Words by Shruti Tiwari
“The Modern Woman can do it all.” It was with this motto that the advertising industry was revolutionised in the early 90s in India marked by a socio-cultural change in the country. The “new” woman worked a 9-5 job, maintained the house, raised the kids, cooked food, catered to the needs her old in laws- all without breaking a sweat and looking like a goddess with unblemished skin, thick black hair and the corner of her saree tucked around her petite waste making her ever so desirable and the epitome of womanhood. With this idea, a new way of selling products came into being that not only focused on the women as a target audience but used their body and sexuality to milk this idea in generating such a need in their consumers that remains unsatisfied till date.

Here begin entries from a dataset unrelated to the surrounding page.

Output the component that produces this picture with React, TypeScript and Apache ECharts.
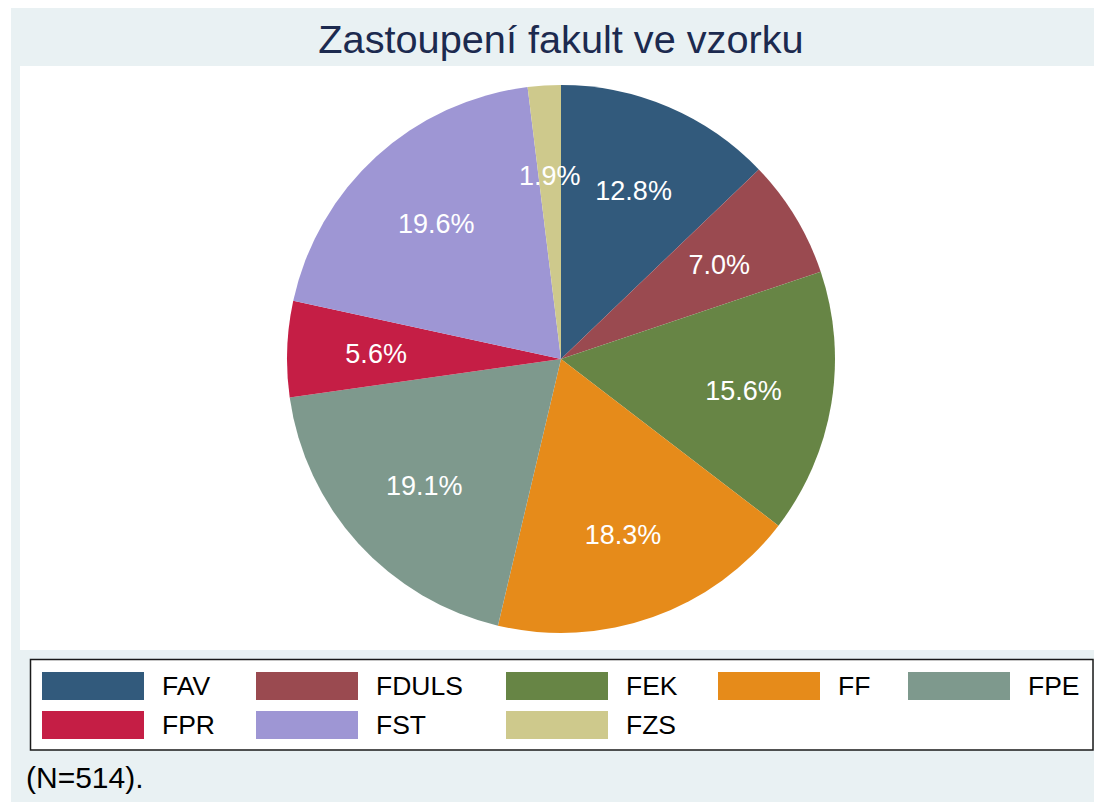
import React, { useEffect, useRef } from "react";
import * as echarts from "echarts";

const categories = ["FAV", "FDULS", "FEK", "FF", "FPE", "FPR", "FST", "FZS"];
const counts = [66, 36, 80, 94, 98, 29, 101, 10];
const colors = ["#325A7C", "#9A4A50", "#678545", "#E68B1A", "#7E998D", "#C51E45", "#9E96D4", "#CEC98C"];
const legendColumns = [["FAV", "FPR"], ["FDULS", "FST"], ["FEK", "FZS"], ["FF"], ["FPE"]];
const legendLefts = [42, 256, 506, 718, 908];
const titleText = "Zastoupení fakult ve vzorku";
const noteText = "(N=514).";

const FONT = "'Liberation Sans', Arial, sans-serif";

export default function App() {
  const ref = useRef<HTMLDivElement>(null);
  useEffect(() => {
    if (!ref.current) return;
    const chart = echarts.init(ref.current, undefined, { renderer: "svg" });
    const total = counts.reduce((a, b) => a + b, 0);
    const data = categories.map((name, i) => ({ name, value: counts[i], itemStyle: { color: colors[i] } }));
    const overlayData = categories.map((name, i) => ({ name, value: counts[i] }));
    chart.setOption({
      animation: false,
      graphic: [
        { type: "rect", z: 0, silent: true, shape: { x: 11, y: 8, width: 1083, height: 794 }, style: { fill: "#E9F1F3" } },
        { type: "rect", z: 0, silent: true, shape: { x: 20, y: 66, width: 1074, height: 584 }, style: { fill: "#FFFFFF" } },
        {
          type: "rect", z: 1, silent: true,
          shape: { x: 30.5, y: 659.5, width: 1062.5, height: 90.5 },
          style: { fill: "#FFFFFF", stroke: "#1a1a1a", lineWidth: 1.5 },
        },
        {
          type: "text", z: 5, silent: true, x: 561, y: 38.5,
          style: { text: titleText, fill: "#1C2A4F", font: `39.7px ${FONT}`, align: "center", verticalAlign: "middle" },
        },
        {
          type: "text", z: 5, silent: true, x: 26, y: 777,
          style: { text: noteText, fill: "#000000", font: `30px ${FONT}`, align: "left", verticalAlign: "middle" },
        },
      ],
      legend: legendColumns.map((col, i) => ({
        data: col,
        orient: "vertical",
        left: legendLefts[i],
        top: 672,
        padding: 0,
        itemWidth: 102,
        itemHeight: 28,
        itemGap: 11,
        icon: "rect",
        selectedMode: false,
        itemStyle: { borderWidth: 0 },
        textStyle: { fontFamily: FONT, fontSize: 26.5, color: "#000000", padding: [0, 0, 0, 13] },
      })),
      series: [
        {
          type: "pie",
          center: [561, 359],
          radius: [0, 274],
          startAngle: 90,
          clockwise: true,
          data,
          label: { show: false },
          labelLine: { show: false },
          itemStyle: { borderWidth: 0 },
          emphasis: { disabled: true },
        },
        {
          type: "pie",
          center: [561, 361],
          radius: [90, 274],
          startAngle: 90,
          clockwise: true,
          silent: true,
          data: overlayData,
          itemStyle: { color: "rgba(0,0,0,0)", borderWidth: 0 },
          label: {
            show: true,
            position: "inside",
            color: "#FFFFFF",
            fontFamily: FONT,
            fontSize: 27,
            formatter: (p: any) => ((p.value / total) * 100).toFixed(1) + "%",
          },
          labelLine: { show: false },
          emphasis: { disabled: true },
        },
      ],
    });
    return () => chart.dispose();
  }, []);
  return <div ref={ref} style={{ position: "absolute", left: 0, top: 0, width: 1094, height: 802 }} />;
}
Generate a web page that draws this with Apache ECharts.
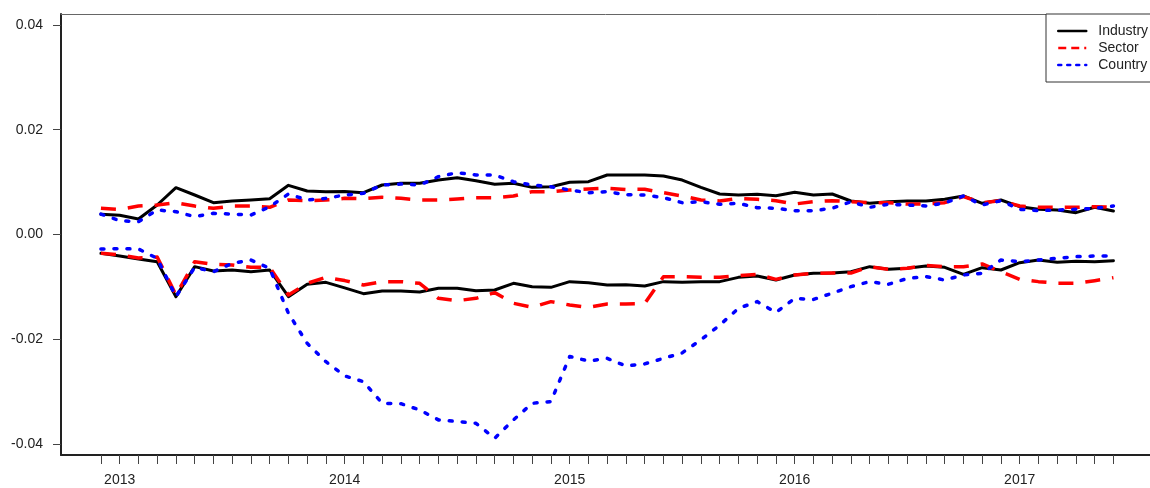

The new Prestige pressure cookers enables our modern woman to cook in minutes and has “more time, more money for other useful work” like washing the clothes with the new Surf Excel detergent which not only takes off tough stain off her husband’s shirts (while he eats the food prepared in Dalda ghee- because responsible mothers and wife cook for their family only in Dalda ghee) but also keeps her hands soft so that she continues to be the ideal and physically desirable wife. The well-known Usha sewing machine moulds any girl into a “prefect housewife” and is the best gift for your daughter. Furthermore, in order to promote this idea of an all rounded, perfect woman, often religious symbols are used. Women are depicted with six hands carrying not only kitchen tools but also electronics and files emphasising their “modernity.”
One needs to question that these advertisements (and by extension ideas) are a source of patriarchal standards in the society or a mere reflection of the same. Even when with evolving times, woman stepped outside the domestic spaces to work, she couldn’t let go of her conventional femininity and the expected responsibilities that came with it. She would definitely need the new mixer grinder to save her time so that she could reach work on time. It goes without saying that the freedom that was ‘granted’ to woman came with its conditions. It was precisely these conditions that used by the advertising industry for their benefit. The narratives were based on chaining women and then selling a key to the same for sky rocketed prices.
In addition to this, the portrayal of women sexuality in the advertisements further highlights the plight of representation of real woman (or lack thereof) in the advertising industry. The 1980 print ad for Linoleum floor covering shows a woman leisurely reading on the floor, with her saree falling, giving us a clear look of her cleavage, the ads of most automobiles consisted of propagating the idea of the possession of a Royal Enfield make a man sought after by depicting women falling over him on the motorcycle. The Liril film ad of 1970 was the first time a bikini clad Indian woman was shown in advertising. The man who directed the film hailed it to be progressive saying “prior to that she was always shown as very demure and mostly fully clad.”
But was it really progressive? It is crucial to note how during this time, the feminist movement was only a half-baked idea that would not find its standing for another ten years. Therefore, the idea of autonomy of one’s body was still a distant dream for most women. It was against this backdrop that the print and digital ads depicting women is revealing clothes was termed as “progressive”. It can very well be argued that the revealing of women’s bodies and depiction of their sexuality was (and still is) accepted as long as it is for pleasure of men and consumerism.
Even as we have progressed into the 21st century, the digital advertisement of Lux features an eminent heroine bathing in a bathtub full of rose petals and the advertisements of male products like inner wear and deodorants have multiple women depicted as mere arm candy. Hence, it is safe to question, has the blatant sexism and patriarchy in Indian advertising industry changed over the years? Have women attained the right to be depicted as normal human beings? The answer to the above maybe subjective but it remains an uncontested fact that the idea of a woman completely abandoning the home maker role is problematic. Therefore, most print and digital advertisements still show a woman in the home space in compared to a man. The New Woman is still located within the constraints of traditional roles i.e., a mother coming back to her kids at the end of the day and cooking the ready-made food ever manufactured and ever advertised by the consumer-focused industry.